- Born: 21 March 1908 Vienna, Austria-Hungary
- Died: 29 October 1937 (aged 29) Russian SFSR, USSR
- Burial place: Krasnoyarsk, Russian SFSR, USSR
- Education: Moscow Mechanical
- Occupations: Engineer; scientist;
- Employer: Moscow Aviation Institute
- Criminal penalty: Forced labor; exile; death;
- Criminal status: Rehabilitated (1988)
- Family: Leon Trotsky (father); Natalia Sedova (mother); Lev Sedov (brother); Yulia Akselrod (daughter);

= Sergei Sedov =

Soviet Great Purge victim (1908–1937)

Sergei Lvovich Sedov (Сергей Львович Седов; 21 March 1908 – 29 October 1937) was a Soviet engineer and scientist. The son of Leon Trotsky, he was killed in the Great Purge.

==Personal life==
The son of Leon Trotsky and his second wife Natalia Sedova, and younger brother of Lev Sedov, Sergei Lvovich Sedov (ru) was born on 21 March 1908 in Vienna, Austria-Hungary. A graduate of the Moscow Mechanical Institute, and working at the Moscow Aviation Institute, he was an apolitical engineer and scientist. His daughter, Yulia, was born around October 1935.

==Arrest and death==
Despite having taken his mother's surname to avoid political affiliation with his father, Sedov was arrested on 3 March 1935 "on trumped-up charges [and] refused to betray [Trotsky]". On 14 July 1935, he was sentenced by the NKVD to five years in a labor camp; six days later, the sentence was amended to five years of exile in Krasnoyarsk, working at Krasmash. A 26 May 1936 resentencing sent Sedov to Ukhtpechlag on 3 July, followed by a transfer back to Krasnoyarsk on 23 February 1937 for reinvestigation.

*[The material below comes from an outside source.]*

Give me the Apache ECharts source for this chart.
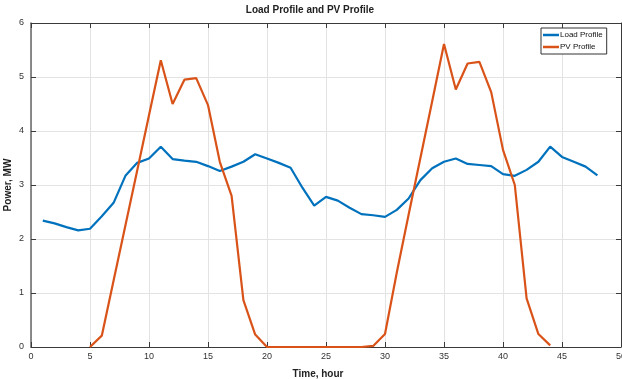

Sedov died in 1937, though accounts differ on the specifics. Hoover Digest reported that some records show he was killed in a prison uprising, while others allege he was shot in Krasnoyarsk after being accused of a poisoning plot. In 1988, The New York Times asserted that Sedov was returned to Moscow and shot for Trotsky allegedly plotting to kill Joseph Stalin. Memorial's database of victims of political terror in the USSR (ru) shows that he was sentenced to death by the Military Collegium of the Supreme Court of the Soviet Union on 29 October 1937, executed the same day, and buried in Krasnoyarsk.

After Sedov's daughter Yulia Akselrod petitioned Soviet President Mikhail Gorbachev, Sedov was rehabilitated in late 1988 by the Supreme Court of the Soviet Union.